• What you will do:
Reproduce, exactly and in full, the lines from the one with "Clone this chart in matplotlib." through the one with "ov2.plot([xx, xx], [466, 638], color=line_col, lw=lw)" in the data below; drop pictures.

• Dataset items:
::::::::::
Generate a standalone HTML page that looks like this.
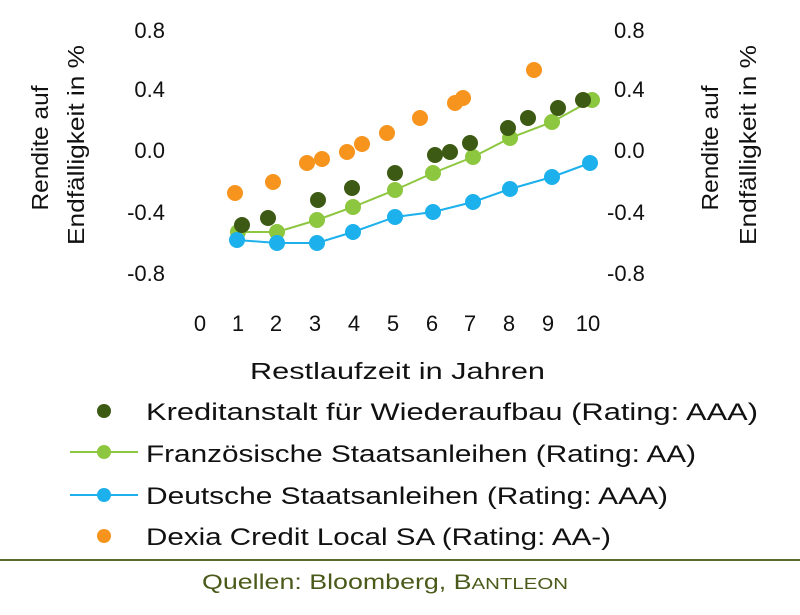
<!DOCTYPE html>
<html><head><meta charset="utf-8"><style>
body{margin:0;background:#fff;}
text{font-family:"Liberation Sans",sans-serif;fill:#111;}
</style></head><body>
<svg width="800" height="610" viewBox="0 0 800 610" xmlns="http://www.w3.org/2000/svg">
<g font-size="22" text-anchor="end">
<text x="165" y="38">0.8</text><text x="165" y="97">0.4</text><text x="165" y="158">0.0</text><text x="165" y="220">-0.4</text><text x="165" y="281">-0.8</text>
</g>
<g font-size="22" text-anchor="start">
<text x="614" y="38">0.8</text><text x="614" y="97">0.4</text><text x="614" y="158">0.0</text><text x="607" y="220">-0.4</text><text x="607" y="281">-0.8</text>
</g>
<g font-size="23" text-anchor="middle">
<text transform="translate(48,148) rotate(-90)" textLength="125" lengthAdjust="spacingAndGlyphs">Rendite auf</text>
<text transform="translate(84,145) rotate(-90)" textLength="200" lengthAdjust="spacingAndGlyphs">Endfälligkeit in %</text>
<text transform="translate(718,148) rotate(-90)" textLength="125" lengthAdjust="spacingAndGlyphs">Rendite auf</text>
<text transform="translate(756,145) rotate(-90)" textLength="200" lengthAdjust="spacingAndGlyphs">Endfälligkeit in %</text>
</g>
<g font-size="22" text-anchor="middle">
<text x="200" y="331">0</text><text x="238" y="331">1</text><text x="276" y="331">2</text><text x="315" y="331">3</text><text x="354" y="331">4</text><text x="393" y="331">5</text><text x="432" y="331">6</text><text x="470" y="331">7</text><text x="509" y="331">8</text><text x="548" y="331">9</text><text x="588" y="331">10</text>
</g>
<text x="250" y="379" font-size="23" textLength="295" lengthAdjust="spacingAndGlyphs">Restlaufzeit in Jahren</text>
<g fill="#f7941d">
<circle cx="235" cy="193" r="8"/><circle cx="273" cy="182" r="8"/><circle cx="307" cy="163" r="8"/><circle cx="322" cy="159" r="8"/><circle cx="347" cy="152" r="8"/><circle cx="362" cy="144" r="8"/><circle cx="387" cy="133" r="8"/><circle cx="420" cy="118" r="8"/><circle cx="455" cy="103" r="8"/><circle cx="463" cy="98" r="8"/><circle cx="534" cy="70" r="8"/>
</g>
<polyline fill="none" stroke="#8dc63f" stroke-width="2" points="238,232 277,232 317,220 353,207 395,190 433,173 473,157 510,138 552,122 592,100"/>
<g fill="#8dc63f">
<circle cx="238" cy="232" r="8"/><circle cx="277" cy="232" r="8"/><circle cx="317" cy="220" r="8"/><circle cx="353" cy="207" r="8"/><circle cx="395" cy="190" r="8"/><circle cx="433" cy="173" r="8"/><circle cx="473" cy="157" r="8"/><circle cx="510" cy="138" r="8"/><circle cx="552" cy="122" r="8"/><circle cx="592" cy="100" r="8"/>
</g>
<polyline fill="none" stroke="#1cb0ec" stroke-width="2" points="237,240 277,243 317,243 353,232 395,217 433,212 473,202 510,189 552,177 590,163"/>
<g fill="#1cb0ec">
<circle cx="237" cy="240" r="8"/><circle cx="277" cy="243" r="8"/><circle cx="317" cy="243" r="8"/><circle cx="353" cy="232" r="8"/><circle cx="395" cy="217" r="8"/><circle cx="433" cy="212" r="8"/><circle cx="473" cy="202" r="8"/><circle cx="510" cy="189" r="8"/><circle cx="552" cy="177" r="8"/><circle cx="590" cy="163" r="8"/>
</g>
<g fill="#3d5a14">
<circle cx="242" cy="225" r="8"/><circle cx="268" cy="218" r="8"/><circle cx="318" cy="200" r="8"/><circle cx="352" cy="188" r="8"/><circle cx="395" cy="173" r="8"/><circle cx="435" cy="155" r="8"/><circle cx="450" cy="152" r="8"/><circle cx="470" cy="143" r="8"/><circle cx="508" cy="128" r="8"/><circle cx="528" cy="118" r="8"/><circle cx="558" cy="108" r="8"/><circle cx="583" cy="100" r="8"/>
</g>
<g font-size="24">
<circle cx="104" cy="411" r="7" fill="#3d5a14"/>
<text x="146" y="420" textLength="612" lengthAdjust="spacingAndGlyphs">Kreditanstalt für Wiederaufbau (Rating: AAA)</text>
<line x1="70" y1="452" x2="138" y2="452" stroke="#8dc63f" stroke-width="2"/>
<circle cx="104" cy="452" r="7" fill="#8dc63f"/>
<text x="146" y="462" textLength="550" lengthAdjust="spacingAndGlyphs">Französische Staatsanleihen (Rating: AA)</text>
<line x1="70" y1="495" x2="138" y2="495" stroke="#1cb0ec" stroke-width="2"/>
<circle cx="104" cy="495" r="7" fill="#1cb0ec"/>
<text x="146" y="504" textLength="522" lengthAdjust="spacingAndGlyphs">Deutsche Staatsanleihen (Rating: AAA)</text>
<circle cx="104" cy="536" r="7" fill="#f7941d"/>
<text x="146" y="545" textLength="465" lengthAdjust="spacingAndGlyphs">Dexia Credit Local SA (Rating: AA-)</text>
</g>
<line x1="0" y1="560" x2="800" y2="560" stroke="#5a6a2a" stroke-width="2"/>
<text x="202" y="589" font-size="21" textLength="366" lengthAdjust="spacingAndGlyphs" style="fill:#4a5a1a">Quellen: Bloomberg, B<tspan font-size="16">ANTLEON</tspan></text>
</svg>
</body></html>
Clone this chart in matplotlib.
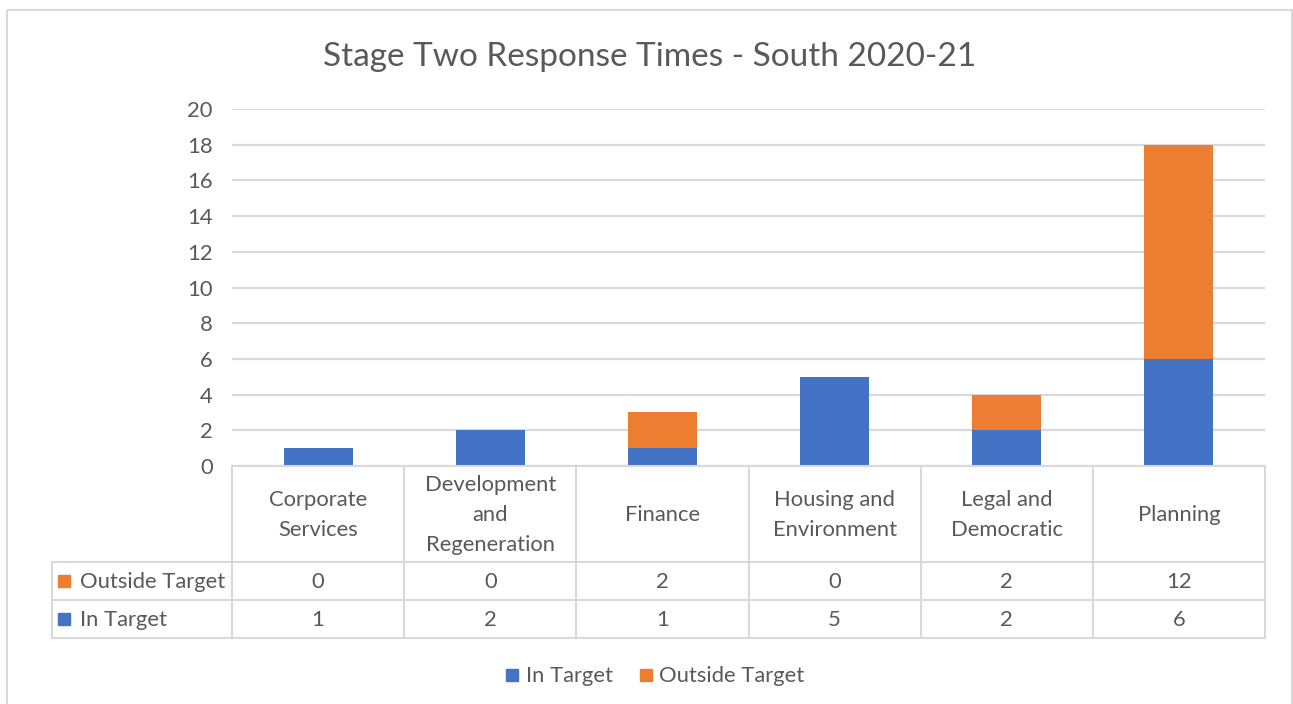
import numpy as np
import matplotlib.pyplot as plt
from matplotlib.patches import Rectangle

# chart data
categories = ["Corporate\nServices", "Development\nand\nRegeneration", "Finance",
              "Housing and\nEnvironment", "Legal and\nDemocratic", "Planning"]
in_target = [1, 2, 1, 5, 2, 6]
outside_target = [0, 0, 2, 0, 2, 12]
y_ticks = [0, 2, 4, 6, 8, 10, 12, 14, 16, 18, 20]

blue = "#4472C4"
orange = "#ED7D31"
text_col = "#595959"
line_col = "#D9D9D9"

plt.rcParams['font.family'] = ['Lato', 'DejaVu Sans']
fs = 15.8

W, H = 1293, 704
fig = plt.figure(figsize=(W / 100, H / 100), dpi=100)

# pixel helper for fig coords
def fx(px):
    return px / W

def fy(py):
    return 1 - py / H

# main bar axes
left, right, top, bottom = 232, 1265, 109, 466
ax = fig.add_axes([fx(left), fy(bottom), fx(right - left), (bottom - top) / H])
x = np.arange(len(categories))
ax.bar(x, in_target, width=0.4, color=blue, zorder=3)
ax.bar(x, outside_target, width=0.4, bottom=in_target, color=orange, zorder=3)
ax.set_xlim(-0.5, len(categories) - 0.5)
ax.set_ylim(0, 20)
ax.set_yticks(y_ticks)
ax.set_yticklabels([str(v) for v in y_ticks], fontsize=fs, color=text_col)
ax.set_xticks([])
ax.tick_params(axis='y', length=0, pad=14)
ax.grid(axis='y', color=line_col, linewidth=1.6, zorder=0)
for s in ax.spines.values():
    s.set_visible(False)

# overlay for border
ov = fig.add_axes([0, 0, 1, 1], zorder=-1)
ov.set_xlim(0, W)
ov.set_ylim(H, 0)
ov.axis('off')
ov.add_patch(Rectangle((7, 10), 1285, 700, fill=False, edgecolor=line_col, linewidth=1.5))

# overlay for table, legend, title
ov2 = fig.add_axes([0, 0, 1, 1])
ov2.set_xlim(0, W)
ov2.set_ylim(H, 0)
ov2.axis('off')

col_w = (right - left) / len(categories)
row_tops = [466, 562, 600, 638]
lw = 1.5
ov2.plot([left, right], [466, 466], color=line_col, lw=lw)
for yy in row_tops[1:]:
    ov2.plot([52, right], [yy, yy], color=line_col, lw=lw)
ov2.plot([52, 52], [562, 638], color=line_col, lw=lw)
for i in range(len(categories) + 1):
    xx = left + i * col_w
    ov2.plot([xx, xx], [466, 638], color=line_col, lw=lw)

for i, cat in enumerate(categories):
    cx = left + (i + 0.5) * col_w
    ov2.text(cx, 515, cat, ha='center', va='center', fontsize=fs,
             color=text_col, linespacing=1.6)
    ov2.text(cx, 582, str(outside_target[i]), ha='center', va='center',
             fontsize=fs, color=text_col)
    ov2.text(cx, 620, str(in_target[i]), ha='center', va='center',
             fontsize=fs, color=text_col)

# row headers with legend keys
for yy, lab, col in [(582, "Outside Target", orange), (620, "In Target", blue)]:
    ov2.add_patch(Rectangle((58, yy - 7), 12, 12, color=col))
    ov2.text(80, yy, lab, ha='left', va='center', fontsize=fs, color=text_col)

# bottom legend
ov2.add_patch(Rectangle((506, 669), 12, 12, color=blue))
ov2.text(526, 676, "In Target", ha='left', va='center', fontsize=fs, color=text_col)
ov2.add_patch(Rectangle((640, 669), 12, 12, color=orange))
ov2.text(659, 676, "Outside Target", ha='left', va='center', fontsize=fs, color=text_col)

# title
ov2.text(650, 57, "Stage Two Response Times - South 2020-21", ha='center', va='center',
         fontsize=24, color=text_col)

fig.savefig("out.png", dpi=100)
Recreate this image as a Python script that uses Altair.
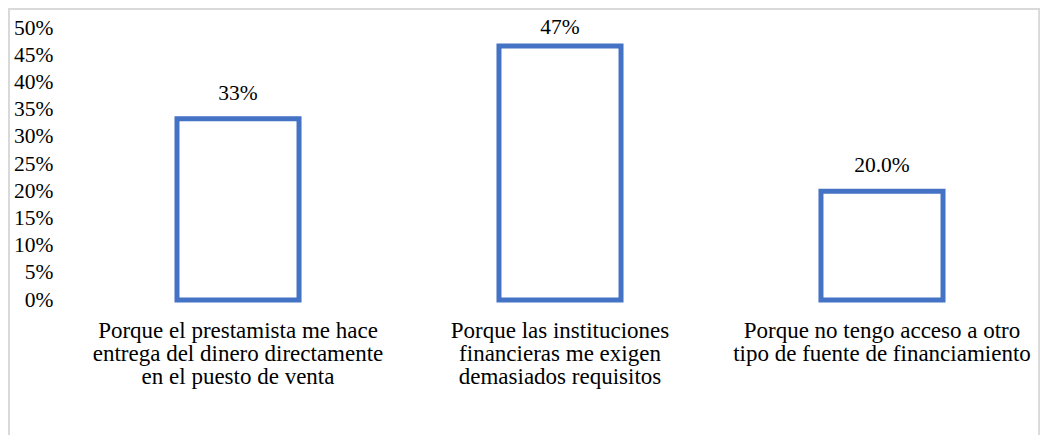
::::::::::
• Task result:
Clone this chart in matplotlib.
import numpy as np
import matplotlib.pyplot as plt
from matplotlib.patches import Rectangle

# chart data
categories = ["Corporate\nServices", "Development\nand\nRegeneration", "Finance",
              "Housing and\nEnvironment", "Legal and\nDemocratic", "Planning"]
in_target = [1, 2, 1, 5, 2, 6]
outside_target = [0, 0, 2, 0, 2, 12]
y_ticks = [0, 2, 4, 6, 8, 10, 12, 14, 16, 18, 20]

blue = "#4472C4"
orange = "#ED7D31"
text_col = "#595959"
line_col = "#D9D9D9"

plt.rcParams['font.family'] = ['Lato', 'DejaVu Sans']
fs = 15.8

W, H = 1293, 704
fig = plt.figure(figsize=(W / 100, H / 100), dpi=100)

# pixel helper for fig coords
def fx(px):
    return px / W

def fy(py):
    return 1 - py / H

# main bar axes
left, right, top, bottom = 232, 1265, 109, 466
ax = fig.add_axes([fx(left), fy(bottom), fx(right - left), (bottom - top) / H])
x = np.arange(len(categories))
ax.bar(x, in_target, width=0.4, color=blue, zorder=3)
ax.bar(x, outside_target, width=0.4, bottom=in_target, color=orange, zorder=3)
ax.set_xlim(-0.5, len(categories) - 0.5)
ax.set_ylim(0, 20)
ax.set_yticks(y_ticks)
ax.set_yticklabels([str(v) for v in y_ticks], fontsize=fs, color=text_col)
ax.set_xticks([])
ax.tick_params(axis='y', length=0, pad=14)
ax.grid(axis='y', color=line_col, linewidth=1.6, zorder=0)
for s in ax.spines.values():
    s.set_visible(False)

# overlay for border
ov = fig.add_axes([0, 0, 1, 1], zorder=-1)
ov.set_xlim(0, W)
ov.set_ylim(H, 0)
ov.axis('off')
ov.add_patch(Rectangle((7, 10), 1285, 700, fill=False, edgecolor=line_col, linewidth=1.5))

# overlay for table, legend, title
ov2 = fig.add_axes([0, 0, 1, 1])
ov2.set_xlim(0, W)
ov2.set_ylim(H, 0)
ov2.axis('off')

col_w = (right - left) / len(categories)
row_tops = [466, 562, 600, 638]
lw = 1.5
ov2.plot([left, right], [466, 466], color=line_col, lw=lw)
for yy in row_tops[1:]:
    ov2.plot([52, right], [yy, yy], color=line_col, lw=lw)
ov2.plot([52, 52], [562, 638], color=line_col, lw=lw)
for i in range(len(categories) + 1):
    xx = left + i * col_w
    ov2.plot([xx, xx], [466, 638], color=line_col, lw=lw)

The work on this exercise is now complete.